DIRECTIVE
The data below should be printed in full, exactly, and without any of its images.

SUPPLIED MATERIAL
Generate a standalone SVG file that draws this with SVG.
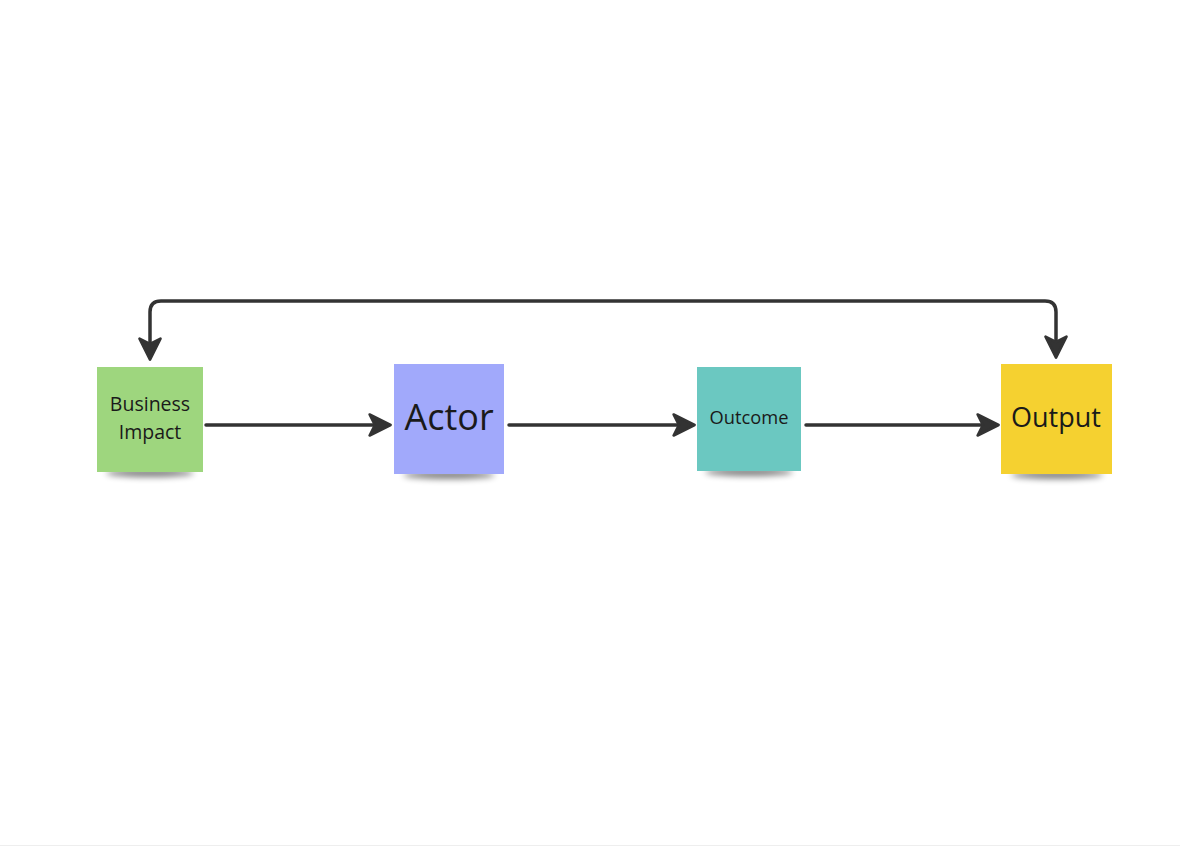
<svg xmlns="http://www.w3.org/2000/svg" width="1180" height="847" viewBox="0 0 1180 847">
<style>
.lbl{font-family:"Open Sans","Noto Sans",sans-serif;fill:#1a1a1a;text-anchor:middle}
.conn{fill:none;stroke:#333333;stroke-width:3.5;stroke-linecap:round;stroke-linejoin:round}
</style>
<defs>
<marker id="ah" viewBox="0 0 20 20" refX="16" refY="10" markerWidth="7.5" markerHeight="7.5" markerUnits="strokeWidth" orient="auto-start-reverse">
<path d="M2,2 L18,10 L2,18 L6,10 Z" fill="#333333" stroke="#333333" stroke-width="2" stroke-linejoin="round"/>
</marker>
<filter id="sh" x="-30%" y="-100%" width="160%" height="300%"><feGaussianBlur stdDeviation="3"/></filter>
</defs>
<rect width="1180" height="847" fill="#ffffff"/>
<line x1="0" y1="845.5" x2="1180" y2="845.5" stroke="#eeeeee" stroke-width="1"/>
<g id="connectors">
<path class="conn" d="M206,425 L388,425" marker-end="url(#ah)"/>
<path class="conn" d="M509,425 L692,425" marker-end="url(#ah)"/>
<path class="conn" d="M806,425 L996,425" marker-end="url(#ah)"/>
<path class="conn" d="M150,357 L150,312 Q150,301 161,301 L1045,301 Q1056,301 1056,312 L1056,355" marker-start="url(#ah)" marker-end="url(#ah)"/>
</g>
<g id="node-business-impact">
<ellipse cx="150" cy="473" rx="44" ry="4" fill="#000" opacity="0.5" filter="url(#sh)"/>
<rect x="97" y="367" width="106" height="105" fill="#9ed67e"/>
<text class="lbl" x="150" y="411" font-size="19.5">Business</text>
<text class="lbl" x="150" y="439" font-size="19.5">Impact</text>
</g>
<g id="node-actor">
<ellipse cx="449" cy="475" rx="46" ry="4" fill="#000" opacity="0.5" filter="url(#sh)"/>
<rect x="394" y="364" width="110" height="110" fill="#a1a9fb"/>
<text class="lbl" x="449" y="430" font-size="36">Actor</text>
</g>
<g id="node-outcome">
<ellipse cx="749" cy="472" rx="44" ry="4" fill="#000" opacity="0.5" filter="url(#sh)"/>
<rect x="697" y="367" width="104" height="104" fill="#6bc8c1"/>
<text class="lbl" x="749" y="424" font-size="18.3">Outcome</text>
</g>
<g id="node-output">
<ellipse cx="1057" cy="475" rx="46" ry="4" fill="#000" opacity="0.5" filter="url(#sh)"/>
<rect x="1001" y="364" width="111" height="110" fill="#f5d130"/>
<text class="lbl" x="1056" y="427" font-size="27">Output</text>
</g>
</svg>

SOLUTION TO THIS EXERCISE
Generate a standalone SVG file that draws this with SVG.
<svg xmlns="http://www.w3.org/2000/svg" width="1180" height="847" viewBox="0 0 1180 847">
<style>
.lbl{font-family:"Open Sans","Noto Sans",sans-serif;fill:#1a1a1a;text-anchor:middle}
.conn{fill:none;stroke:#333333;stroke-width:3.5;stroke-linecap:round;stroke-linejoin:round}
</style>
<defs>
<marker id="ah" viewBox="0 0 20 20" refX="16" refY="10" markerWidth="7.5" markerHeight="7.5" markerUnits="strokeWidth" orient="auto-start-reverse">
<path d="M2,2 L18,10 L2,18 L6,10 Z" fill="#333333" stroke="#333333" stroke-width="2" stroke-linejoin="round"/>
</marker>
<filter id="sh" x="-30%" y="-100%" width="160%" height="300%"><feGaussianBlur stdDeviation="3"/></filter>
</defs>
<rect width="1180" height="847" fill="#ffffff"/>
<line x1="0" y1="845.5" x2="1180" y2="845.5" stroke="#eeeeee" stroke-width="1"/>
<g id="connectors">
<path class="conn" d="M206,425 L388,425" marker-end="url(#ah)"/>
<path class="conn" d="M509,425 L692,425" marker-end="url(#ah)"/>
<path class="conn" d="M806,425 L996,425" marker-end="url(#ah)"/>
<path class="conn" d="M150,357 L150,312 Q150,301 161,301 L1045,301 Q1056,301 1056,312 L1056,355" marker-start="url(#ah)" marker-end="url(#ah)"/>
</g>
<g id="node-business-impact">
<ellipse cx="150" cy="473" rx="44" ry="4" fill="#000" opacity="0.5" filter="url(#sh)"/>
<rect x="97" y="367" width="106" height="105" fill="#9ed67e"/>
<text class="lbl" x="150" y="411" font-size="19.5">Business</text>
<text class="lbl" x="150" y="439" font-size="19.5">Impact</text>
</g>
<g id="node-actor">
<ellipse cx="449" cy="475" rx="46" ry="4" fill="#000" opacity="0.5" filter="url(#sh)"/>
<rect x="394" y="364" width="110" height="110" fill="#a1a9fb"/>
<text class="lbl" x="449" y="430" font-size="36">Actor</text>
</g>
<g id="node-outcome">
<ellipse cx="749" cy="472" rx="44" ry="4" fill="#000" opacity="0.5" filter="url(#sh)"/>
<rect x="697" y="367" width="104" height="104" fill="#6bc8c1"/>
<text class="lbl" x="749" y="424" font-size="18.3">Outcome</text>
</g>
<g id="node-output">
<ellipse cx="1057" cy="475" rx="46" ry="4" fill="#000" opacity="0.5" filter="url(#sh)"/>
<rect x="1001" y="364" width="111" height="110" fill="#f5d130"/>
<text class="lbl" x="1056" y="427" font-size="27">Output</text>
</g>
</svg>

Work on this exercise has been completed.